>> Start SOURCE MATERIAL

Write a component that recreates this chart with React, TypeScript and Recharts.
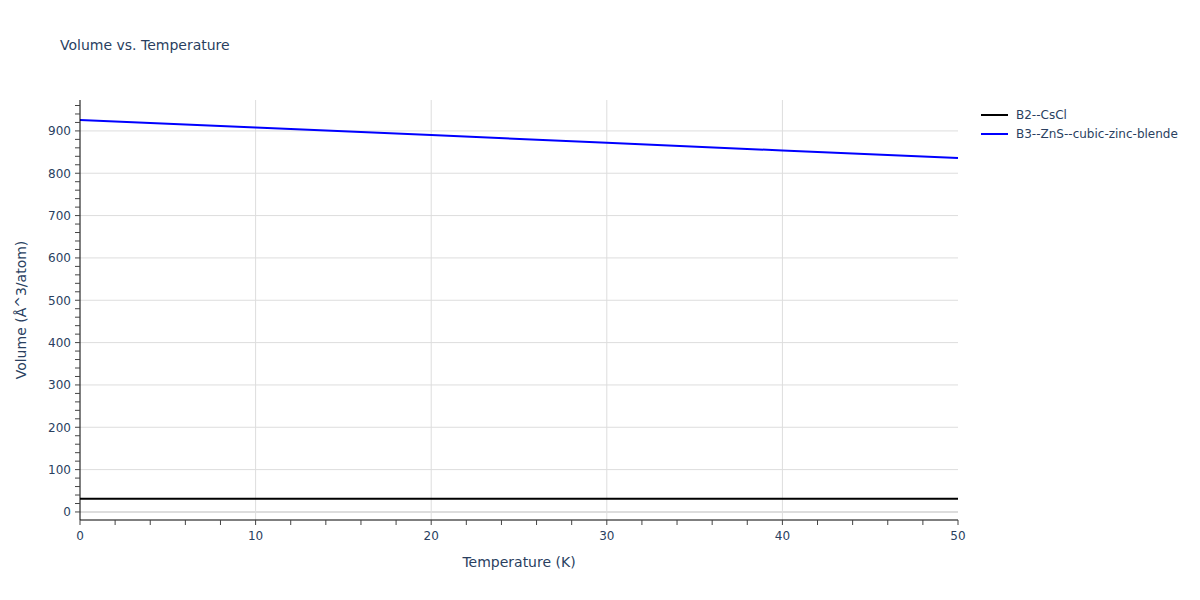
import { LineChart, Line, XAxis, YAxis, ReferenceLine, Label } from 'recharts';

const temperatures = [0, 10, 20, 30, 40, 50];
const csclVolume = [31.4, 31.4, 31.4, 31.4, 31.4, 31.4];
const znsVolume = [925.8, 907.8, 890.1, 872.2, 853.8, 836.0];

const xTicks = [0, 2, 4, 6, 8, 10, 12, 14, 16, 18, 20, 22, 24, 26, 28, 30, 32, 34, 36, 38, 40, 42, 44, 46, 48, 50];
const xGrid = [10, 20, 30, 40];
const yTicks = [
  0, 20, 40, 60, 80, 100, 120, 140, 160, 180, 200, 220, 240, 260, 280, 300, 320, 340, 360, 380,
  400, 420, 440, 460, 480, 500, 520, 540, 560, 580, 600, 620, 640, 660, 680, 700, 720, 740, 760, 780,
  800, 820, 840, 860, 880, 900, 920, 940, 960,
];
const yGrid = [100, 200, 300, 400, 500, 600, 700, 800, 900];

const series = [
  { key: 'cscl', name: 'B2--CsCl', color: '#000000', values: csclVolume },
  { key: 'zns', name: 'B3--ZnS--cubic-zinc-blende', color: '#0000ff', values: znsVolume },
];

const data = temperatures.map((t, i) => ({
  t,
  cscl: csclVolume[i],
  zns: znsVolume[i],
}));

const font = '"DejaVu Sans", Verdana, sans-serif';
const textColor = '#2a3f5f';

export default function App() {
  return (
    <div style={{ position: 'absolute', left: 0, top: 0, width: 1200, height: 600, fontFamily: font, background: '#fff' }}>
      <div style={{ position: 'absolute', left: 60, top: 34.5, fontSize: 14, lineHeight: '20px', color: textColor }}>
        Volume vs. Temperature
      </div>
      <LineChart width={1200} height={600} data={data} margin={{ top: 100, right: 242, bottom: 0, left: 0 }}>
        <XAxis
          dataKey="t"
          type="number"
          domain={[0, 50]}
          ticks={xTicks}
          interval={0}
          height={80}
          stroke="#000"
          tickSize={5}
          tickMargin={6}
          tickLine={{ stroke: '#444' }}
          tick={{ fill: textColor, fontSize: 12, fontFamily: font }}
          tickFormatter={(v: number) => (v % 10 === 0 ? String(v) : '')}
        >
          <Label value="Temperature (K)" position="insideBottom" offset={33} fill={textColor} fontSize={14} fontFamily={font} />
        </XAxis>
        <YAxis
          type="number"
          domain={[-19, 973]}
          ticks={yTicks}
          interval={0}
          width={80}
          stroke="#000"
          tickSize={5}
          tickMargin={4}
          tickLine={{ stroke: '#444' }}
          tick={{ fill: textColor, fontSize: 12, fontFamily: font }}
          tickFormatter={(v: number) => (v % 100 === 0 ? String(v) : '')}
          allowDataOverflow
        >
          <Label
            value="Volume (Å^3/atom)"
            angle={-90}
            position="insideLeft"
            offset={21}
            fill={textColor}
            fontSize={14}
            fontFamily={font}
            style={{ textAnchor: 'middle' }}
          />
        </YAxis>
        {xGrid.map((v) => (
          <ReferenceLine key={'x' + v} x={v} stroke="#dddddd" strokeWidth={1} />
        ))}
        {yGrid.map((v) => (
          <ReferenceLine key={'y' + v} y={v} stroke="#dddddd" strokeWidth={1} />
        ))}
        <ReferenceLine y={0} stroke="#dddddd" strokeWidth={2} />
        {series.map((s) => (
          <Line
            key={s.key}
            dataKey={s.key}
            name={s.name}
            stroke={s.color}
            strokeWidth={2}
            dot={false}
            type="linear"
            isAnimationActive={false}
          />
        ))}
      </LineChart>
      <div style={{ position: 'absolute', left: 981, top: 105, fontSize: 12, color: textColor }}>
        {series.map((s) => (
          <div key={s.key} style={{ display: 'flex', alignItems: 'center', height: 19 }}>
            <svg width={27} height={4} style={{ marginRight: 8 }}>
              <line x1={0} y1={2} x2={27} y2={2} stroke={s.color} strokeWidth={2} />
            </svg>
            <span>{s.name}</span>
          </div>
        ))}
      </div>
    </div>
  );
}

>> End SOURCE MATERIAL
>> Start SOURCE MATERIAL

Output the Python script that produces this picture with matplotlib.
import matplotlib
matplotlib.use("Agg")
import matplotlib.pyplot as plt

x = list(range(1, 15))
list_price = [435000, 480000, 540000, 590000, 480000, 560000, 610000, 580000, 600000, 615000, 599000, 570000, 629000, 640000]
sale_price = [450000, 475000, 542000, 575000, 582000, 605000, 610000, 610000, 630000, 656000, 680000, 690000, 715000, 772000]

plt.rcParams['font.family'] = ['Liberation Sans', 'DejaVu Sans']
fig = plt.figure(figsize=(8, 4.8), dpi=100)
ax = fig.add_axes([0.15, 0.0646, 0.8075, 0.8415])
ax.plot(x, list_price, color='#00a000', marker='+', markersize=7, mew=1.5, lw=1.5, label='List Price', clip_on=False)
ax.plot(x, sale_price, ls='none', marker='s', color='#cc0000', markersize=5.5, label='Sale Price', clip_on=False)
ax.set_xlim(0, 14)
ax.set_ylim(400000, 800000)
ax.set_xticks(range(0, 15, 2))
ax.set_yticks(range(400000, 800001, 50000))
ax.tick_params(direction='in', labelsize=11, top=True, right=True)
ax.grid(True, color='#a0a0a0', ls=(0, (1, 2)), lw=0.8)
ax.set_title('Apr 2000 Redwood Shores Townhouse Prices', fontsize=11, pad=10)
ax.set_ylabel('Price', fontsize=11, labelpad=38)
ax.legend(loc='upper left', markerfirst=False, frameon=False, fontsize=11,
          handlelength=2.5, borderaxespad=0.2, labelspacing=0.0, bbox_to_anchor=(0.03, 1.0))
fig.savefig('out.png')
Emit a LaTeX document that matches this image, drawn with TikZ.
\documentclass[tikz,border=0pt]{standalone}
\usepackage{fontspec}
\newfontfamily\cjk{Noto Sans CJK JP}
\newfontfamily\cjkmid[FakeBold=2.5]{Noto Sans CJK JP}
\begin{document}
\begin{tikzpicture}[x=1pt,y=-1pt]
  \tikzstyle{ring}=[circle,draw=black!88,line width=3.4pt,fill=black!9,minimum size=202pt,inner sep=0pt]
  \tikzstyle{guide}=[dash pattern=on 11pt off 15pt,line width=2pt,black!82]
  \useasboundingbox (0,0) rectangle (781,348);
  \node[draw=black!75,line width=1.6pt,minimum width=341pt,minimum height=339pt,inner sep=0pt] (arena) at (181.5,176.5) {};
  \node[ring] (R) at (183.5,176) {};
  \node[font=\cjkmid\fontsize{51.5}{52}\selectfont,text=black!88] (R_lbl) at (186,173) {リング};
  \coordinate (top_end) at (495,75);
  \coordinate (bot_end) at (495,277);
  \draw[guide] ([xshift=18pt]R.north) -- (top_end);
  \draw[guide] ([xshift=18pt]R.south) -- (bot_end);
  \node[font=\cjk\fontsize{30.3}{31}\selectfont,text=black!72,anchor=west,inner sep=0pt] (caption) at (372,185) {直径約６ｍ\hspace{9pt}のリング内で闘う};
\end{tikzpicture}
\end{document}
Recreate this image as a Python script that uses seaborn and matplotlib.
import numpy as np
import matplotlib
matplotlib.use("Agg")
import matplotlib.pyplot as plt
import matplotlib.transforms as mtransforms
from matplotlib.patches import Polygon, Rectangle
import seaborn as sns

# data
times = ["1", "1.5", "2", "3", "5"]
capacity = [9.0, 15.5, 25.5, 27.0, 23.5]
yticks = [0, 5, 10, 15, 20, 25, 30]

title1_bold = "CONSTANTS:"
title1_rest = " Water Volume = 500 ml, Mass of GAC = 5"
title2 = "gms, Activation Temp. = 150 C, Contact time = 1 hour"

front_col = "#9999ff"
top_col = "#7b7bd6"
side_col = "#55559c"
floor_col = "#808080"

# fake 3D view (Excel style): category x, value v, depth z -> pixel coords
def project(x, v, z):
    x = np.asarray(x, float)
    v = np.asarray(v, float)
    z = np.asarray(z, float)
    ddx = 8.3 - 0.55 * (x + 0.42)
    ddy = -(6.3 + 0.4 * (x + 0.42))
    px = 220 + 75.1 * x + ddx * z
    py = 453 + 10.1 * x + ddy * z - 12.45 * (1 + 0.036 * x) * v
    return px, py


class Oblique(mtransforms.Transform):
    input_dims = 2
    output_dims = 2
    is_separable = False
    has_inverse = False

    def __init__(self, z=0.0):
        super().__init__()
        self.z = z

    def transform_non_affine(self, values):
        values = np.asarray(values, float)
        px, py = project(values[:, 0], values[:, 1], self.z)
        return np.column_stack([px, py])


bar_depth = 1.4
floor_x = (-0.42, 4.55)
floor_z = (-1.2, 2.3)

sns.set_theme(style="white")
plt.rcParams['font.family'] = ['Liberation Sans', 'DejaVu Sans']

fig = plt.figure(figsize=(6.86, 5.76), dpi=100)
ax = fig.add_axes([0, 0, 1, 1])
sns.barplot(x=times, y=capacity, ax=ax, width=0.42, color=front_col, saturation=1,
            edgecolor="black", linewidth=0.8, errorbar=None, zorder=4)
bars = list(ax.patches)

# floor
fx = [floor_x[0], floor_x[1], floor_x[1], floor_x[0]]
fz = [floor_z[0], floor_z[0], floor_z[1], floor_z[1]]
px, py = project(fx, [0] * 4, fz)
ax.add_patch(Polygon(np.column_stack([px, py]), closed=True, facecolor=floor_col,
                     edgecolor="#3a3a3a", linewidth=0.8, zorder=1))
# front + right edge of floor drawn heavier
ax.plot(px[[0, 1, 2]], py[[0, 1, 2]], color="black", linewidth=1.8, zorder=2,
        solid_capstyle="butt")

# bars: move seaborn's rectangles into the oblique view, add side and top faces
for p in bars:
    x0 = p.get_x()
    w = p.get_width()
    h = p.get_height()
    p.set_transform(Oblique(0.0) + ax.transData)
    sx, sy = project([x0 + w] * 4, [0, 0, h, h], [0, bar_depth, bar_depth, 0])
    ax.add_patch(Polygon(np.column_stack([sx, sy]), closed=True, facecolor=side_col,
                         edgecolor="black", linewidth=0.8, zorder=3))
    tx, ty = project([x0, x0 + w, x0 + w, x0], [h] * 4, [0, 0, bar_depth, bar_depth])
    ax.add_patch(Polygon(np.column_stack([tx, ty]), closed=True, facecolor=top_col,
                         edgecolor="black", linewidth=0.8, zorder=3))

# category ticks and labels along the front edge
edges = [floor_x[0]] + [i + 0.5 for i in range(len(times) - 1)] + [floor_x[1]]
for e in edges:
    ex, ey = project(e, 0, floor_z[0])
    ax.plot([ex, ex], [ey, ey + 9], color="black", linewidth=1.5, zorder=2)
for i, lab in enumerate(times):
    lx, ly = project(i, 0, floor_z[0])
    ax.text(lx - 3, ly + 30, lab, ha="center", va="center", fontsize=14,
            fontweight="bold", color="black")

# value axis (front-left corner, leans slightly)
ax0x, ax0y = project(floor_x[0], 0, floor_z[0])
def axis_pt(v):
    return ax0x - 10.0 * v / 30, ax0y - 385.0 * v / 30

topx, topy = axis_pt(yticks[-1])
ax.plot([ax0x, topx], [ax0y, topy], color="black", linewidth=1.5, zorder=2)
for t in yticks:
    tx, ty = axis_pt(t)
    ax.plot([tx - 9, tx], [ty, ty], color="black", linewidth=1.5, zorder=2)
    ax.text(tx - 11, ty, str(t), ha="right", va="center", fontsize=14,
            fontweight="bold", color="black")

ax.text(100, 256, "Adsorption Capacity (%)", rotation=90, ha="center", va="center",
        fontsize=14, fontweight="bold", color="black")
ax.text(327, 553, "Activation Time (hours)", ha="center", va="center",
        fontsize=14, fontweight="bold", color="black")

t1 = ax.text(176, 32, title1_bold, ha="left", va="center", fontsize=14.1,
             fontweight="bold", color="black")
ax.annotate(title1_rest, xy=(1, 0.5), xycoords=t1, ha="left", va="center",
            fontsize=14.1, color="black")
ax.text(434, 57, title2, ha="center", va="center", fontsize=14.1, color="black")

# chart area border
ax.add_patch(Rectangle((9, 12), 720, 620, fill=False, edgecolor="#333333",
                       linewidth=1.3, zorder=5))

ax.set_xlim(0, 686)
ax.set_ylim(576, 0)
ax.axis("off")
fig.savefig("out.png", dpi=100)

>> End SOURCE MATERIAL

- PROBLEM STATEMENT -
Repeat exactly, and only, the entries from the line with "Write a component" through the line with "const textColor = '#2a3f5f';". Pictures are skipped.

- EXERCISE RESULT -
Write a component that recreates this chart with React, TypeScript and Recharts.
import { LineChart, Line, XAxis, YAxis, ReferenceLine, Label } from 'recharts';

const temperatures = [0, 10, 20, 30, 40, 50];
const csclVolume = [31.4, 31.4, 31.4, 31.4, 31.4, 31.4];
const znsVolume = [925.8, 907.8, 890.1, 872.2, 853.8, 836.0];

const xTicks = [0, 2, 4, 6, 8, 10, 12, 14, 16, 18, 20, 22, 24, 26, 28, 30, 32, 34, 36, 38, 40, 42, 44, 46, 48, 50];
const xGrid = [10, 20, 30, 40];
const yTicks = [
  0, 20, 40, 60, 80, 100, 120, 140, 160, 180, 200, 220, 240, 260, 280, 300, 320, 340, 360, 380,
  400, 420, 440, 460, 480, 500, 520, 540, 560, 580, 600, 620, 640, 660, 680, 700, 720, 740, 760, 780,
  800, 820, 840, 860, 880, 900, 920, 940, 960,
];
const yGrid = [100, 200, 300, 400, 500, 600, 700, 800, 900];

const series = [
  { key: 'cscl', name: 'B2--CsCl', color: '#000000', values: csclVolume },
  { key: 'zns', name: 'B3--ZnS--cubic-zinc-blende', color: '#0000ff', values: znsVolume },
];

const data = temperatures.map((t, i) => ({
  t,
  cscl: csclVolume[i],
  zns: znsVolume[i],
}));

const font = '"DejaVu Sans", Verdana, sans-serif';
const textColor = '#2a3f5f';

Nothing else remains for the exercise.